STATED EXERCISE:
Repeat the full listing below verbatim and keep the images out.

PROVIDED DATA:
Start

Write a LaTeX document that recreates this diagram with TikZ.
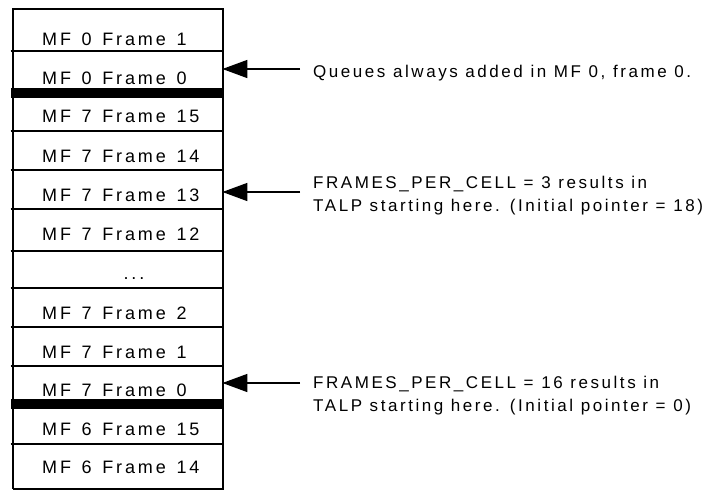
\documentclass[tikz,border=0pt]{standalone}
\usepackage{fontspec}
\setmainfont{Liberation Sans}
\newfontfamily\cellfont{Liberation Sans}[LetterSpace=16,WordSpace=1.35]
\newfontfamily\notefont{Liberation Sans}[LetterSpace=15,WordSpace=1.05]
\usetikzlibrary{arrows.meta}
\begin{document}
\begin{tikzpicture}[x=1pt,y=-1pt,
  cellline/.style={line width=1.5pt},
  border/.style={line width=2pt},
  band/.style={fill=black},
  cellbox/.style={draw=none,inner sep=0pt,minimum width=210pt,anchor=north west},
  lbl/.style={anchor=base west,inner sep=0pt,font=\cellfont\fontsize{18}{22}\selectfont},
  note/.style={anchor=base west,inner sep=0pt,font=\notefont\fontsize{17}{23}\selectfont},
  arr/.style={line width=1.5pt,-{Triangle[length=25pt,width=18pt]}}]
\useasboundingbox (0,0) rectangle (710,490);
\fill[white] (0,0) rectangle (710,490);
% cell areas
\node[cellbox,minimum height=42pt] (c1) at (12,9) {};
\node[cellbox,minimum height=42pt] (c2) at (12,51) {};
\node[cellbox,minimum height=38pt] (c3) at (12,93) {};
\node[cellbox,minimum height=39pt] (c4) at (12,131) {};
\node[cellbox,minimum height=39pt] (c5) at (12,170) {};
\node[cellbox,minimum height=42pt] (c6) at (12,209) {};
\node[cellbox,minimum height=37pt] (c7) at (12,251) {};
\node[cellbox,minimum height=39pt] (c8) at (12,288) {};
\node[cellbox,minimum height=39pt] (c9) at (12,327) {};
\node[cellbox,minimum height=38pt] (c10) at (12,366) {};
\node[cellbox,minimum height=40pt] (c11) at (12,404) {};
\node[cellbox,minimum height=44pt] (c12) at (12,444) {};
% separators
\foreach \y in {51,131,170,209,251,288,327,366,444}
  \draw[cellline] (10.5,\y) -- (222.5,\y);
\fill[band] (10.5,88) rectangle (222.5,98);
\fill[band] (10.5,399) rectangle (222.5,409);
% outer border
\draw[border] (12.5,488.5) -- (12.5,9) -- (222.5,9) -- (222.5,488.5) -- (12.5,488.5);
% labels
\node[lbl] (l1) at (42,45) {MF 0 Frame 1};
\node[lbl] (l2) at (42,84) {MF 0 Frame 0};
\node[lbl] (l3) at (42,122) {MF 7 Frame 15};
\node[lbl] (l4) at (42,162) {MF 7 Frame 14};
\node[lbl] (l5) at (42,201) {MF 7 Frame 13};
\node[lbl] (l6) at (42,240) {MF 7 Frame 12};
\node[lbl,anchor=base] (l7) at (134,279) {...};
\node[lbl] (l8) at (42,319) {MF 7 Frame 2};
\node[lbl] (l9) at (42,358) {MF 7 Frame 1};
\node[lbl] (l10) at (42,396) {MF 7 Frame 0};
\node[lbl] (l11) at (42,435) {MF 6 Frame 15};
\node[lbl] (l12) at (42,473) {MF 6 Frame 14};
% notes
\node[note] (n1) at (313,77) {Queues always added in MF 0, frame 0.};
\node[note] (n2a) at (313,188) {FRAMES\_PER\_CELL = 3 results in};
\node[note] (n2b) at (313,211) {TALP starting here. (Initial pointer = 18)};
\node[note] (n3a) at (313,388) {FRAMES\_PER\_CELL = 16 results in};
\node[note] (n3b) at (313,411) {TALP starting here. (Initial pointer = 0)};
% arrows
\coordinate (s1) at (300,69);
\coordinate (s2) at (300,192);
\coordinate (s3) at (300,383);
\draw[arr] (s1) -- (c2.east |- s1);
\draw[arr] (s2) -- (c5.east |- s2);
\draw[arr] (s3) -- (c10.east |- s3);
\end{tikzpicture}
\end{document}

End

CORRECT OUTPUT:
Write a LaTeX document that recreates this diagram with TikZ.
\documentclass[tikz,border=0pt]{standalone}
\usepackage{fontspec}
\setmainfont{Liberation Sans}
\newfontfamily\cellfont{Liberation Sans}[LetterSpace=16,WordSpace=1.35]
\newfontfamily\notefont{Liberation Sans}[LetterSpace=15,WordSpace=1.05]
\usetikzlibrary{arrows.meta}
\begin{document}
\begin{tikzpicture}[x=1pt,y=-1pt,
  cellline/.style={line width=1.5pt},
  border/.style={line width=2pt},
  band/.style={fill=black},
  cellbox/.style={draw=none,inner sep=0pt,minimum width=210pt,anchor=north west},
  lbl/.style={anchor=base west,inner sep=0pt,font=\cellfont\fontsize{18}{22}\selectfont},
  note/.style={anchor=base west,inner sep=0pt,font=\notefont\fontsize{17}{23}\selectfont},
  arr/.style={line width=1.5pt,-{Triangle[length=25pt,width=18pt]}}]
\useasboundingbox (0,0) rectangle (710,490);
\fill[white] (0,0) rectangle (710,490);
% cell areas
\node[cellbox,minimum height=42pt] (c1) at (12,9) {};
\node[cellbox,minimum height=42pt] (c2) at (12,51) {};
\node[cellbox,minimum height=38pt] (c3) at (12,93) {};
\node[cellbox,minimum height=39pt] (c4) at (12,131) {};
\node[cellbox,minimum height=39pt] (c5) at (12,170) {};
\node[cellbox,minimum height=42pt] (c6) at (12,209) {};
\node[cellbox,minimum height=37pt] (c7) at (12,251) {};
\node[cellbox,minimum height=39pt] (c8) at (12,288) {};
\node[cellbox,minimum height=39pt] (c9) at (12,327) {};
\node[cellbox,minimum height=38pt] (c10) at (12,366) {};
\node[cellbox,minimum height=40pt] (c11) at (12,404) {};
\node[cellbox,minimum height=44pt] (c12) at (12,444) {};
% separators
\foreach \y in {51,131,170,209,251,288,327,366,444}
  \draw[cellline] (10.5,\y) -- (222.5,\y);
\fill[band] (10.5,88) rectangle (222.5,98);
\fill[band] (10.5,399) rectangle (222.5,409);
% outer border
\draw[border] (12.5,488.5) -- (12.5,9) -- (222.5,9) -- (222.5,488.5) -- (12.5,488.5);
% labels
\node[lbl] (l1) at (42,45) {MF 0 Frame 1};
\node[lbl] (l2) at (42,84) {MF 0 Frame 0};
\node[lbl] (l3) at (42,122) {MF 7 Frame 15};
\node[lbl] (l4) at (42,162) {MF 7 Frame 14};
\node[lbl] (l5) at (42,201) {MF 7 Frame 13};
\node[lbl] (l6) at (42,240) {MF 7 Frame 12};
\node[lbl,anchor=base] (l7) at (134,279) {...};
\node[lbl] (l8) at (42,319) {MF 7 Frame 2};
\node[lbl] (l9) at (42,358) {MF 7 Frame 1};
\node[lbl] (l10) at (42,396) {MF 7 Frame 0};
\node[lbl] (l11) at (42,435) {MF 6 Frame 15};
\node[lbl] (l12) at (42,473) {MF 6 Frame 14};
% notes
\node[note] (n1) at (313,77) {Queues always added in MF 0, frame 0.};
\node[note] (n2a) at (313,188) {FRAMES\_PER\_CELL = 3 results in};
\node[note] (n2b) at (313,211) {TALP starting here. (Initial pointer = 18)};
\node[note] (n3a) at (313,388) {FRAMES\_PER\_CELL = 16 results in};
\node[note] (n3b) at (313,411) {TALP starting here. (Initial pointer = 0)};
% arrows
\coordinate (s1) at (300,69);
\coordinate (s2) at (300,192);
\coordinate (s3) at (300,383);
\draw[arr] (s1) -- (c2.east |- s1);
\draw[arr] (s2) -- (c5.east |- s2);
\draw[arr] (s3) -- (c10.east |- s3);
\end{tikzpicture}
\end{document}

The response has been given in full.